Tuning the surface chemistry and porosity of waste-derived nanoporous materials toward exceptional performance in antibiotic adsorption: Experimental and DFT studies

In this research, preparation of waste-derived nanoporous carbon from Iranian asphaltene (IANC), which was further tuned and engineered to exceptionally adsorb amoxicillin (AMX) and metronidazole (MNZ) antibiotics, is reported. Structural tuning and surface modification of IANCs were carried out via melamine treatment and vapor functionalization (i.e., -COOH and -NH2), respectively. The M-IANC-3 as a superior melamine-modified adsorbent exhibited 43.8% higher mesoporosity compared with that of the pristine one (i.e., P-IANC-3), offering the maximum surface area (2693 m(2)/g), total pore volume (1.72 cm(3)/g) and mesopore volume (1.61 cm(3)/g), which correlated well with its high adsorption capacity of AMX (623 mg/g) and MNZ (447.8 mg/g).
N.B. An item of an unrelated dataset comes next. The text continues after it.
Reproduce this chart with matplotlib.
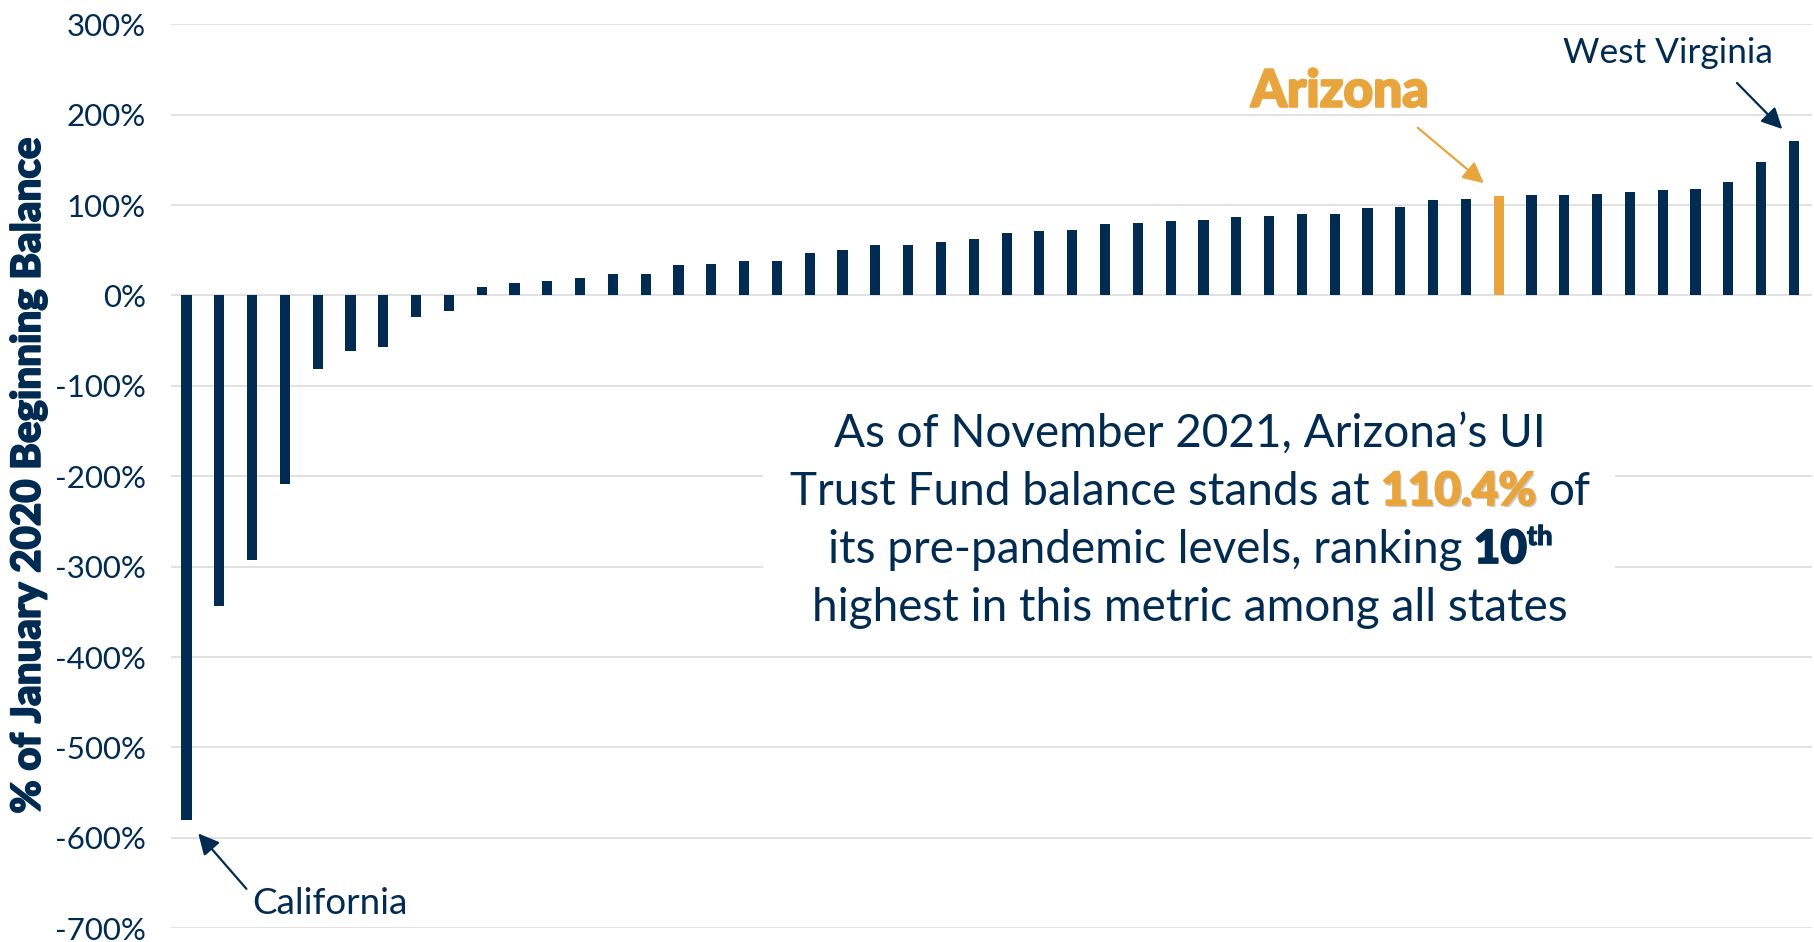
import matplotlib.pyplot as plt
import matplotlib.patheffects as pe
from matplotlib.patches import Rectangle
from matplotlib.transforms import IdentityTransform

plt.rcParams['font.family'] = ['Lato', 'DejaVu Sans']

NAVY = '#022b52'
ORANGE = '#e8a53e'
GRID = '#d9d9d9'

# % of January 2020 beginning balance, states sorted low -> high
values = [-580, -343, -293, -208, -81, -61, -57, -24, -17,
          9, 14, 16, 19, 24, 24, 34, 35, 38, 38, 47,
          50, 56, 56, 59, 63, 69, 71, 73, 79, 80,
          82, 84, 87, 88, 90, 90, 97, 98, 106, 107,
          110.4, 111, 111, 112, 115, 117, 118, 125, 148, 171]
highlight = 40          # Arizona
lowest, highest = 0, len(values) - 1   # California, West Virginia
yticks = list(range(-700, 301, 100))

W, H = 1815, 942
fig = plt.figure(figsize=(W / 100, H / 100), dpi=100)
ax = fig.add_axes([171 / W, 1 - 928.3 / H, (1812 - 171) / W, (928.3 - 24.3) / H])

colors = [ORANGE if i == highlight else NAVY for i in range(len(values))]
ax.bar(range(len(values)), values, width=0.31, color=colors, zorder=2)

ax.set_ylim(-700, 300)
ax.set_xlim(-0.47, 49.55)
ax.set_yticks(yticks)
ax.set_yticklabels([f'{v}%' for v in yticks])
ax.set_xticks([])
ax.tick_params(axis='y', length=0, pad=18, labelsize=22.5, labelcolor=NAVY)
ax.grid(axis='y', color=GRID, lw=1.1, zorder=0)
ax.set_axisbelow(True)
for s in ax.spines.values():
    s.set_visible(False)

heavy = lambda c, w=1.2: [pe.withStroke(linewidth=w, foreground=c)]

ax.set_ylabel('% of January 2020 Beginning Balance', fontsize=29,
              fontweight='black', color=NAVY, path_effects=heavy(NAVY))
ax.yaxis.set_label_coords(-0.0753, 0.5)

arrow = dict(arrowstyle='-|>,head_length=0.9,head_width=0.45', lw=1.6,
             mutation_scale=14, shrinkA=0)

# callouts, tied to the bar tips
ax.annotate('', xy=(lowest, values[lowest]), xytext=(60, -69),
            textcoords='offset pixels',
            arrowprops=dict(arrow, color=NAVY, shrinkB=13))
ax.annotate('California', xy=(lowest, values[lowest]), xytext=(66, -94),
            textcoords='offset pixels', ha='left', va='baseline',
            fontsize=26.5, color=NAVY)

ax.annotate('', xy=(highlight, values[highlight]), xytext=(-81, 68),
            textcoords='offset pixels',
            arrowprops=dict(arrow, color=ORANGE, shrinkB=14))
ax.annotate('Arizona', xy=(highlight, values[highlight]), xytext=(-159, 89),
            textcoords='offset pixels', ha='center', va='baseline',
            fontsize=37, fontweight='black', color=ORANGE,
            path_effects=heavy(ORANGE, 1.6))

ax.annotate('', xy=(highest, values[highest]), xytext=(-57, 58),
            textcoords='offset pixels',
            arrowprops=dict(arrow, color=NAVY, shrinkB=12))
ax.annotate('West Virginia', xy=(highest, values[highest]), xytext=(-126, 78),
            textcoords='offset pixels', ha='center', va='baseline',
            fontsize=25.4, color=NAVY)

# white panel behind the note
fig.patches.append(Rectangle((763 / W, 1 - 630 / H), 852 / W, 210 / H,
                             transform=fig.transFigure, facecolor='white',
                             edgecolor='none', zorder=1))

renderer = fig.canvas.get_renderer()
reg = dict(fontsize=33, color=NAVY)
big = dict(fontsize=33, color=ORANGE, fontweight='black',
           path_effects=[pe.SimplePatchShadow(offset=(1.5, -1.5), shadow_rgbFace='#999999', alpha=0.5),
                         pe.withStroke(linewidth=1.3, foreground=ORANGE)])
bold = dict(fontsize=33, color=NAVY, fontweight='black', path_effects=heavy(NAVY, 1.3))
sup = dict(fontsize=19.5, color=NAVY, fontweight='black', path_effects=heavy(NAVY, 0.8))

note = [
    [("As of November 2021, Arizona’s UI", reg, True, 0)],
    [("Trust Fund balance stands at", reg, True, 0), ("110.4%", big, True, 0),
     ("of", reg, True, 0)],
    [("its pre-pandemic levels, ranking", reg, True, 0), ("10", bold, True, 0),
     ("th", sup, False, 18)],
    [("highest in this metric among all states", reg, True, 0)],
]
baselines = [447, 505, 563, 621]
cx = 1190


def width_of(s, kw):
    t = fig.text(0, 0, s, transform=IdentityTransform(), **kw)
    w = t.get_window_extent(renderer).width
    t.remove()
    return w


space = width_of('a a', reg) - width_of('aa', reg)

for line, yb in zip(note, baselines):
    parts = []
    total = 0
    for k, (s, kw, gap, dy) in enumerate(line):
        w = width_of(s, kw)
        g = space if (gap and k > 0) else 0
        parts.append((s, kw, total + g, dy))
        total += g + w
    x0 = cx - total / 2
    for s, kw, off, dy in parts:
        fig.text(x0 + off, H - yb + dy, s, transform=IdentityTransform(),
                 ha='left', va='baseline', **kw)

fig.savefig('out.png', dpi=100)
Furthermore, the amine functionalized IANC sample (i.e., IANC-NH2) impressively exhibited ultra-high AMX and MNZ adsorption capacity of 860.6 and 536.5 mg/g, respectively, through hydrogen bonding. Density functional theory calculations also confirmed that the functionalization of IANC with -NH2 group can greatly enhance the adsorption energy of AMX and MNZ due to more favorable electrostatic and charge-transfer effects. Overall, the results confirmed that the proposed process to optimize and tune the final properties of the adsorbent by melamine modification or amine functionalizing can be efficiently employed to develop high-performance nanoporous structures for antibiotic removal from wastewater effluents.